Anasi first moved to Williamsburg in the summer of 1994, and the book is rife with reminders of how early to the party he was: “For a change, I was the square — a colonial administrator paying a visit to a native tribe,” he writes of a bar turned “illegal performance space” called Gargoyle.
The neighborhood attracted aspiring filmmakers, artists and writers — “perfect fodder for a rough neighborhood — young and cocky and willing to live on scraps,” Anasi writes. They looked past junkies nodding off in apartment doorways, prostitutes plying their trade at truck stops and occasional gunshots in order to live cheaply and freely.
Police were nowhere to be found: “Cops didn’t show up when you got jumped. Cops didn’t investigate burglaries. This was poor, ethnic Brooklyn and you were on your own. The trade-off was that the cops didn’t bother you.”

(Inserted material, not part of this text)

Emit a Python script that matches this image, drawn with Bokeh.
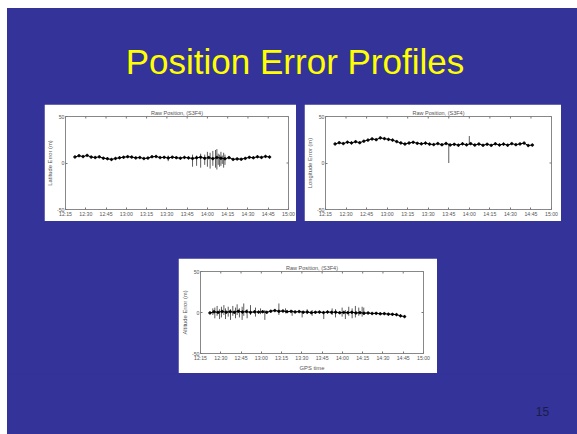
from math import pi
from bokeh.plotting import figure
from bokeh.layouts import column, row
from bokeh.models import Spacer, FixedTicker
from bokeh.embed import file_html
from bokeh.resources import INLINE
from bokeh.core.properties import value

# ---------------- data ----------------
slide_title = "Position Error Profiles"
panel_title = "Raw Position, (S3F4)"
page_number = "15"

# time in minutes after midnight
x_ticks = [735, 750, 765, 780, 795, 810, 825, 840, 855, 870, 885, 900]
x_tick_labels = ["12:15", "12:30", "12:45", "13:00", "13:15", "13:30",
                 "13:45", "14:00", "14:15", "14:30", "14:45", "15:00"]
y_ticks = [-50, 0, 50]
y_tick_labels = ["-50", "0", "50"]

times = [742, 745, 748, 751, 754, 757, 760, 763, 766, 769, 772, 775, 778,
         781, 784, 787, 790, 793, 796, 799, 802, 805, 808, 811, 814, 817,
         820, 823, 826, 829, 832, 835, 838, 841, 844, 847, 850, 853, 856,
         859, 862, 865, 868, 871, 874, 877, 880, 883, 886]

lat_err = [6.5, 7.8, 6.9, 8.2, 6.4, 5.9, 6.6, 5.2, 4.6, 3.8, 4.9, 5.6, 6.2,
           6.8, 6.4, 5.5, 5.9, 4.8, 5.3, 6.7, 7.0, 5.8, 6.1, 5.4, 6.3, 5.7,
           5.2, 6.0, 5.5, 4.9, 5.6, 6.2, 5.1, 5.8, 4.7, 5.9, 5.2, 4.6, 5.8,
           3.9, 4.4, 4.1, 5.0, 6.1, 5.6, 6.7, 6.0, 7.1, 6.4]
lat_spike_t = [811, 829, 832, 835, 838, 840, 842, 844, 846, 847, 848, 849,
               850, 851, 852, 853]
lat_spike_lo = [2, -4, -3, -5, -2, -4, -6, -3, -5, -7, -2, -4, -3, -1, -5, -2]
lat_spike_hi = [8, 9, 8, 10, 9, 12, 11, 13, 14, 15, 10, 9, 12, 8, 11, 9]

lon_err = [20.5, 21.8, 20.9, 22.4, 21.6, 22.9, 21.8, 23.5, 24.6, 25.9, 25.1,
           27.0, 26.2, 25.4, 24.6, 23.0, 21.6, 20.4, 21.5, 22.3, 21.2, 20.6,
           21.4, 20.3, 19.8, 20.9, 19.6, 21.0, 19.4, 20.1, 19.2, 20.6, 19.5,
           20.8, 19.3, 20.4, 19.1, 20.2, 19.0, 20.6, 19.4, 20.3, 19.2, 20.8,
           19.7, 20.5, 21.4, 18.8, 19.3]
lon_spike_t = [825, 840]
lon_spike_lo = [0, 20]
lon_spike_hi = [21, 29]

alt_err = [-0.5, 0.8, 0.2, 1.2, 0.4, 1.0, 0.3, 1.5, 0.6, 1.1, 0.2, 0.8, 0.5,
           0.9, 0.3, 1.6, 2.4, 1.5, 1.8, 1.0, 1.4, 0.7, 1.1, 0.4, 0.6, -0.2,
           0.3, 0.5, -0.1, 0.6, 0.2, 0.4, -0.3, 0.1, -0.2, 0.3, -0.5, -0.2,
           -0.8, -0.6, -1.2, -1.0, -1.6, -1.4, -2.0, -2.2, -2.6, -4.1, -5.0]
alt_spike_t = [744.1, 745.6, 747.3, 749.1, 750.5, 752.3, 753.5, 755.5, 757.2,
               758.9, 760.9, 762.1, 763.8, 765.8, 767.0, 769.5, 772.0, 775.7,
               779.4, 782.6, 793.0, 797.9, 802.8, 810.2, 813.9, 817.6, 826.2,
               832.4, 834.9, 839.8, 842.2, 844.7, 847.2, 849.6, 852.1, 854.6,
               855.8]
alt_spike_lo = [-3, -7, -4, -8, -6, -3, -8, -5, -9, -4, -7, -3, -6, -9, -4,
                -7, -3, -5, -2, -9, -3, -1, -4, -6, -2, -4, -8, -3, -6, -5,
                -8, -4, -7, -6, -4, -5, -3]
alt_spike_hi = [5, 6, 8, 4, 7, 9, 5, 7, 4, 8, 6, 10, 5, 7, 11, 4, 9, 6, 5, 3,
                11, 5, 3, 2, 4, 3, 1, 5, 4, 6, 3, 7, 5, 8, 6, 7, 6]

BLUE = "#333399"
FONT = "Liberation Sans"
GRAY = "#555555"
TICK = "#777777"


def blank_fig(w, h):
    f = figure(width=w, height=h, x_range=(0, w), y_range=(0, h),
               output_backend="svg", toolbar_location=None,
               min_border=0, title=None)
    f.axis.visible = False
    f.grid.visible = False
    f.outline_line_color = None
    f.background_fill_color = BLUE
    f.border_fill_color = BLUE
    return f


def make_sub(w, h, ylabel, t, v, st, slo, shi, borders, xlabel=None):
    bl, br, bt, bb = borders
    p = figure(width=w, height=h, x_range=(735, 900), y_range=(-50, 50),
               output_backend="svg", toolbar_location=None,
               min_border_left=bl, min_border_right=br,
               min_border_top=bt, min_border_bottom=bb,
               title=panel_title)
    p.background_fill_color = "white"
    p.border_fill_color = "white"
    p.outline_line_color = "#888888"
    p.grid.visible = False
    p.title.text_font = FONT
    p.title.text_font_size = "5.5px"
    p.title.text_font_style = "normal"
    p.title.text_color = GRAY
    p.title.align = "center"
    p.title.standoff = 1
    p.title.offset = 0

    for ax in (p.xaxis[0], p.yaxis[0]):
        ax.axis_line_color = None
        ax.major_tick_in = 2
        ax.major_tick_out = 0
        ax.major_tick_line_color = TICK
        ax.minor_tick_line_color = None
        ax.major_label_text_font = FONT
        ax.major_label_text_font_size = "5.2px"
        ax.major_label_text_color = GRAY
        ax.major_label_standoff = 1
        ax.axis_label_text_font = FONT
        ax.axis_label_text_font_size = "5.8px"
        ax.axis_label_text_font_style = "normal"
        ax.axis_label_text_color = GRAY
        ax.axis_label_standoff = 1
    p.xaxis[0].ticker = FixedTicker(ticks=x_ticks)
    p.xaxis[0].major_label_overrides = dict(zip(x_ticks, x_tick_labels))
    p.yaxis[0].ticker = FixedTicker(ticks=y_ticks)
    p.yaxis[0].major_label_overrides = dict(zip(y_ticks, y_tick_labels))
    p.yaxis[0].axis_label = ylabel
    if xlabel:
        p.xaxis[0].axis_label = xlabel

    # matlab-style tick marks on the top and right edges of the box
    p.scatter(x=x_ticks, y=[50] * len(x_ticks), marker="dash", angle=pi / 2,
              size=4, line_color=TICK, line_width=1)
    p.scatter(x=[900] * len(y_ticks), y=y_ticks, marker="dash",
              size=4, line_color=TICK, line_width=1)

    p.segment(x0=st, y0=slo, x1=st, y1=shi, color="#333333", line_width=0.8)
    p.line(t, v, color="black", line_width=1.0)
    p.scatter(t, v, marker="plus", size=2.5, color="black", line_width=0.8)
    return p


# title area
top = blank_fig(570, 96)
top.text(x=[287.5], y=[43], text=[slide_title], text_color="#FFFF00",
         text_font=value(FONT), text_font_size="35px",
         text_align="center", text_baseline="middle")

p1 = make_sub(252, 117, "Latitude Error (m)", times, lat_err,
              lat_spike_t, lat_spike_lo, lat_spike_hi, (21, 8, 12, 12))
p2 = make_sub(257, 117, "Longitude Error (m)", times, lon_err,
              lon_spike_t, lon_spike_lo, lon_spike_hi, (21, 10, 12, 12))
p3 = make_sub(259, 115, "Altitude Error (m)", times, alt_err,
              alt_spike_t, alt_spike_lo, alt_spike_hi, (22, 14, 13, 19),
              xlabel="GPS time")

bottom = blank_fig(570, 61)
bottom.text(x=[535], y=[23], text=[page_number], text_color="#1c1c4a",
            text_font=value(FONT), text_font_size="12px",
            text_align="center", text_baseline="middle")

sp = {"background-color": BLUE}
row2 = row(Spacer(width=37, height=117, styles=sp), p1,
           Spacer(width=8, height=117, styles=sp), p2,
           Spacer(width=16, height=117, styles=sp))
gap = Spacer(width=570, height=37, styles=sp)
row3 = row(Spacer(width=171, height=115, styles=sp), p3,
           Spacer(width=140, height=115, styles=sp))
slide = column(top, row2, gap, row3, bottom, styles=sp)

white = {"background-color": "white"}
page = column(Spacer(width=577, height=8, styles=white),
              row(Spacer(width=7, height=426, styles=white), slide,
                  styles=white),
              styles=white)

open("out.html", "w").write(file_html(page, INLINE))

That began to change in the late 1990s, when then-Mayor Rudy Giuliani’s quality of life campaign helped shut down much of Manhattan’s vibrant nightlife — most notoriously via his deployment of cabaret laws dating from the mid-1920s — moving nightlife’s cutting edge across the water. The most compelling part of “Bohemia” chronicles Napoleon, a southside Williamsburg Dominican-American house-music devotee and ex-barber who began frequenting a desultory café called The L before opening his own nightspot, Black Betty, in 1999. But outsiders moved in even faster: By the late 2000s, Anasi writes, “The neighborhood had become a parody of itself, a bohemian theme park.”